Request => Copy every line of the data that contains the string "matplotlib".

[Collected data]
==*==
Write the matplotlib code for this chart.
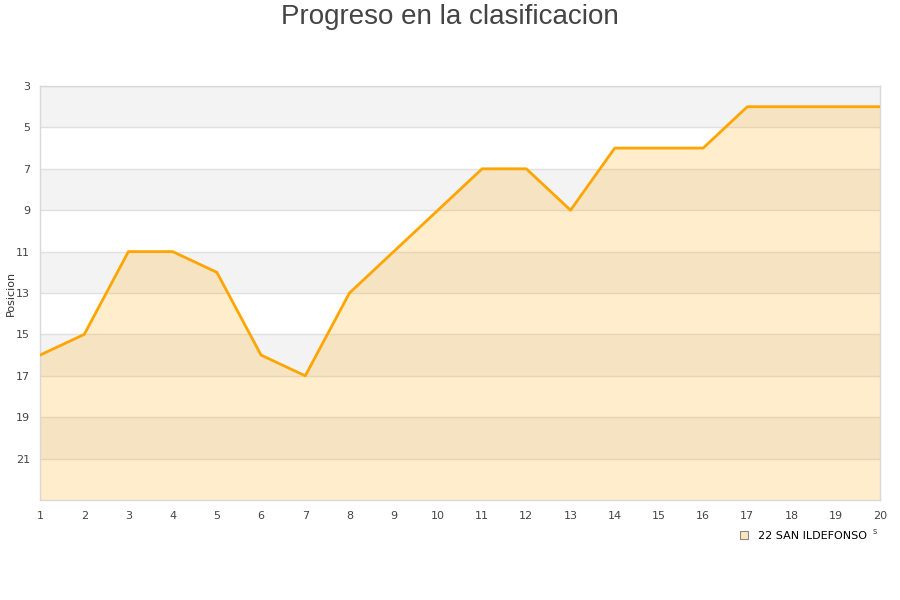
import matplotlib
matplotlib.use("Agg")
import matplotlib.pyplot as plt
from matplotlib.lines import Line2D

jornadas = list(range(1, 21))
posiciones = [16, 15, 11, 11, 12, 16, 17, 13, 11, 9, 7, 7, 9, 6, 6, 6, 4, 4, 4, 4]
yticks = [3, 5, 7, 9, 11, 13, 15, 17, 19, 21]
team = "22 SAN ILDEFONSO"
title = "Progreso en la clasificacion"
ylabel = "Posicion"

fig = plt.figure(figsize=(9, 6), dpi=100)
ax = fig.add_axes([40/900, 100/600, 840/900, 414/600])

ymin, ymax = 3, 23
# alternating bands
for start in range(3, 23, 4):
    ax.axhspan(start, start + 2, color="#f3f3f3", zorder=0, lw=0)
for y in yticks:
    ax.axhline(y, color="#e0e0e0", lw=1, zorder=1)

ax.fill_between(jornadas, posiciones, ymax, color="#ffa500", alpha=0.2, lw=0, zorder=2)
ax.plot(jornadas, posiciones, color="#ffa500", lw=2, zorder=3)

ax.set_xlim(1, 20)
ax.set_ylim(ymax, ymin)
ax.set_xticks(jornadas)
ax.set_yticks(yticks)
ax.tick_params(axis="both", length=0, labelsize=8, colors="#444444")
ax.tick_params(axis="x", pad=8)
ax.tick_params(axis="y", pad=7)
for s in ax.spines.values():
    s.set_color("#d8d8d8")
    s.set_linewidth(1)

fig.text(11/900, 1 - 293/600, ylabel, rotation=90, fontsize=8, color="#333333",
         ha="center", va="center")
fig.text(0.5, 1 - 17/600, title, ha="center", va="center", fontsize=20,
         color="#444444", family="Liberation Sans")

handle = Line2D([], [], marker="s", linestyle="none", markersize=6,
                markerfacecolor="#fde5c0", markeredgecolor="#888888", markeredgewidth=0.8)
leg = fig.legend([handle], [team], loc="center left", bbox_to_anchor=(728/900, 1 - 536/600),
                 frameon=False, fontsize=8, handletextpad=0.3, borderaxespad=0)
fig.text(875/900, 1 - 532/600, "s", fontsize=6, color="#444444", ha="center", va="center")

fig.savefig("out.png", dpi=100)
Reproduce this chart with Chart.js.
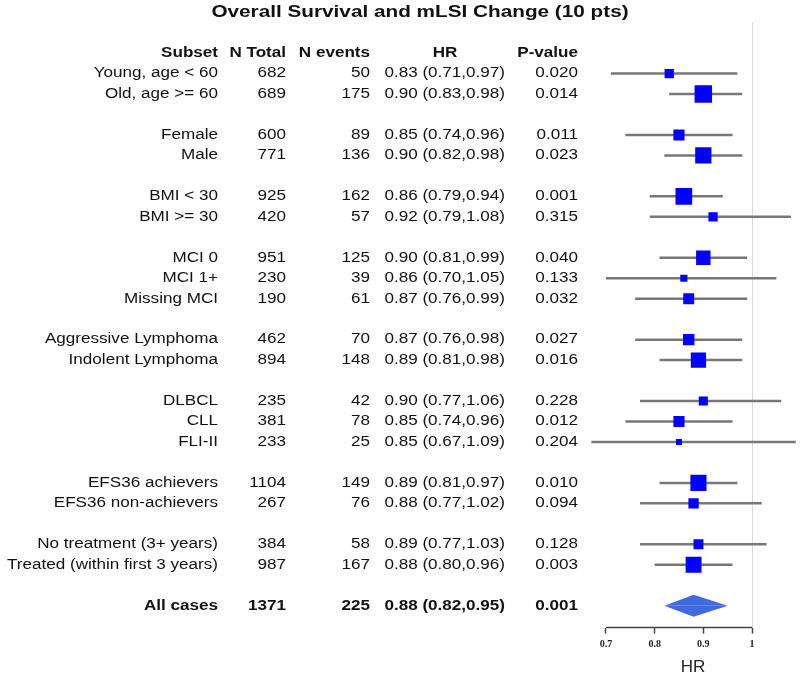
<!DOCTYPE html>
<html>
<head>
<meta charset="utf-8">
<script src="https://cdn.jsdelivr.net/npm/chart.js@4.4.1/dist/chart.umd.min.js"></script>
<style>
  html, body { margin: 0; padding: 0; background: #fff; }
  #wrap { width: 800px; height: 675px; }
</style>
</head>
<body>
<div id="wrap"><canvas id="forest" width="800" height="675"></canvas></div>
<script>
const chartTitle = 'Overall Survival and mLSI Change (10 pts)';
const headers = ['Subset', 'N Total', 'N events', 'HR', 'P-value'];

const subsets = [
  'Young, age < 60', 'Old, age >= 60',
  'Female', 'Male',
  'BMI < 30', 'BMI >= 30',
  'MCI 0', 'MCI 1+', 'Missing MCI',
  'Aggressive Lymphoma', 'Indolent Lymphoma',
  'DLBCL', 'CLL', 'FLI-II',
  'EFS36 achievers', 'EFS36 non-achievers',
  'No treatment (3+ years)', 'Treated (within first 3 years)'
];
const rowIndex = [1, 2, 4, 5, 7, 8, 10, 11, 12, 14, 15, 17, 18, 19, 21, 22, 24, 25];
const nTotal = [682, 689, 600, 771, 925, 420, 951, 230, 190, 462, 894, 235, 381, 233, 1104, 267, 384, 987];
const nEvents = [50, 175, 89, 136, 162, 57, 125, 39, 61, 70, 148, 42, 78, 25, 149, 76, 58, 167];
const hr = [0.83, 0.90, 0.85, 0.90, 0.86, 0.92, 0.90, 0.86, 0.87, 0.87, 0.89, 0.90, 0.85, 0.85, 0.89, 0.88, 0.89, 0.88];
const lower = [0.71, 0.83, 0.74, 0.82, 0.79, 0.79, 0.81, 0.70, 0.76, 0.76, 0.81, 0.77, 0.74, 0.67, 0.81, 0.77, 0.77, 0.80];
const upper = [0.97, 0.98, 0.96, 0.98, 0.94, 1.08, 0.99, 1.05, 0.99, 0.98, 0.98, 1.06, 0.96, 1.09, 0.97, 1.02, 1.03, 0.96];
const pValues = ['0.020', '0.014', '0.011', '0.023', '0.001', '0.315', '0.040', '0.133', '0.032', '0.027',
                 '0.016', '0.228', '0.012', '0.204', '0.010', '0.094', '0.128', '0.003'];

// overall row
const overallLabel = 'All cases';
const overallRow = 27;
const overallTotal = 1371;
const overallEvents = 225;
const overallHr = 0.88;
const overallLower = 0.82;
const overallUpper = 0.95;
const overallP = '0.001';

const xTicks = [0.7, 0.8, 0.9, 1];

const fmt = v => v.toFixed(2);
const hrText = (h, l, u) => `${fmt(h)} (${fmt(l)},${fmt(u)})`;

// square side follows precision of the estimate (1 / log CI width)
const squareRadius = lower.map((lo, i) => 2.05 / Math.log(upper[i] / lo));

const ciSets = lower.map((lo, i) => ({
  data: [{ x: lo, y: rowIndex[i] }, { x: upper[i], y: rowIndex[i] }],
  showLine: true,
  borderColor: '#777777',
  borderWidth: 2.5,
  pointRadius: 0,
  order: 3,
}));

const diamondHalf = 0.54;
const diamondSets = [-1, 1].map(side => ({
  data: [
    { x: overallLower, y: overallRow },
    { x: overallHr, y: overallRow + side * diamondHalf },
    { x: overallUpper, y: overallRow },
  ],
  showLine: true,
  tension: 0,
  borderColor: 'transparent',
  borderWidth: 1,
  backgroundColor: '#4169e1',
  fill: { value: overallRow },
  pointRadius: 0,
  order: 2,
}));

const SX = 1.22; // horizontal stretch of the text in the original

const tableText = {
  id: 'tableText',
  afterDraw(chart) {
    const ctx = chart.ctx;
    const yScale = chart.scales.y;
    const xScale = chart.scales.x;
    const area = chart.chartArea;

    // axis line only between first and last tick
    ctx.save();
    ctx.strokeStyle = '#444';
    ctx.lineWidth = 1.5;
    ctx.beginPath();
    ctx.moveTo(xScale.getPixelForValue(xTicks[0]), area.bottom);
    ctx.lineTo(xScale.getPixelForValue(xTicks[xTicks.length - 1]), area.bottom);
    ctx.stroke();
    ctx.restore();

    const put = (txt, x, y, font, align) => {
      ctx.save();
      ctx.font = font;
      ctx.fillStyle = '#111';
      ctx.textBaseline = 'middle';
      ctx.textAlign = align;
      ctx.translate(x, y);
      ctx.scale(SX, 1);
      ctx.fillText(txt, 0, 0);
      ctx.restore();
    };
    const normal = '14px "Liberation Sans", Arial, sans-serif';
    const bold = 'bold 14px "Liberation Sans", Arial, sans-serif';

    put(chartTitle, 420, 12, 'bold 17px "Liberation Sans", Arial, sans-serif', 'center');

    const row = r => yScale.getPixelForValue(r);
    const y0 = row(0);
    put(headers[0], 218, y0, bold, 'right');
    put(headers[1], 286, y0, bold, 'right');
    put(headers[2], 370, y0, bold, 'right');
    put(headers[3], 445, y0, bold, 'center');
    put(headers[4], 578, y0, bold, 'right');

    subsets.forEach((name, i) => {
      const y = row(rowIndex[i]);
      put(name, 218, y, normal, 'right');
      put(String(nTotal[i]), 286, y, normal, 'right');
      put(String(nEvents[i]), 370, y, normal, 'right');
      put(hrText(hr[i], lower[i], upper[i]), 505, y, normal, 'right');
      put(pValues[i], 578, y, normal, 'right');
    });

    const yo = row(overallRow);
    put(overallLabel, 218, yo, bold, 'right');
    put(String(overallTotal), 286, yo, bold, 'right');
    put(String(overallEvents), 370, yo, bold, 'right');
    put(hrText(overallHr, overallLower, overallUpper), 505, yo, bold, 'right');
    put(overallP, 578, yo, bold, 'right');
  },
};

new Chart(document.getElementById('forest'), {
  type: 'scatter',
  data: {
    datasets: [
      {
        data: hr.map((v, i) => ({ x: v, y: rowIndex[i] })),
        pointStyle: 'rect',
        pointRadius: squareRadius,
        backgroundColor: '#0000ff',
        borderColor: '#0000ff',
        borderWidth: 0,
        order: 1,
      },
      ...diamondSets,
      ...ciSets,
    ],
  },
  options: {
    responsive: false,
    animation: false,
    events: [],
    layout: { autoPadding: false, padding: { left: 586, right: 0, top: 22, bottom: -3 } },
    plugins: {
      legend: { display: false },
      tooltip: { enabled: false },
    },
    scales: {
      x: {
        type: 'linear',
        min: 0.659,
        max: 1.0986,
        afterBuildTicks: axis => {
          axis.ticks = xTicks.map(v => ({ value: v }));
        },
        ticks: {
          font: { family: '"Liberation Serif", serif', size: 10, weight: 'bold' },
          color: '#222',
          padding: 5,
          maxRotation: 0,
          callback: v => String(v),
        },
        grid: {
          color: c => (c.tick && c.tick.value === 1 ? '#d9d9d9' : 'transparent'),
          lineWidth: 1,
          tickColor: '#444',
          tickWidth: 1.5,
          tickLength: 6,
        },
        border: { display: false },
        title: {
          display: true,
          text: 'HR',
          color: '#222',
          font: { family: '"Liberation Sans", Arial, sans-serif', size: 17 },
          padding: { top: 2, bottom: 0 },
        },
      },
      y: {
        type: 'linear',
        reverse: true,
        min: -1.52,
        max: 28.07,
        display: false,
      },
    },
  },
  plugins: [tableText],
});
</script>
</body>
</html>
==*==
Solution to this problem =>
Write the matplotlib code for this chart.
import matplotlib
matplotlib.use("Agg")
import matplotlib.pyplot as plt
from matplotlib.lines import Line2D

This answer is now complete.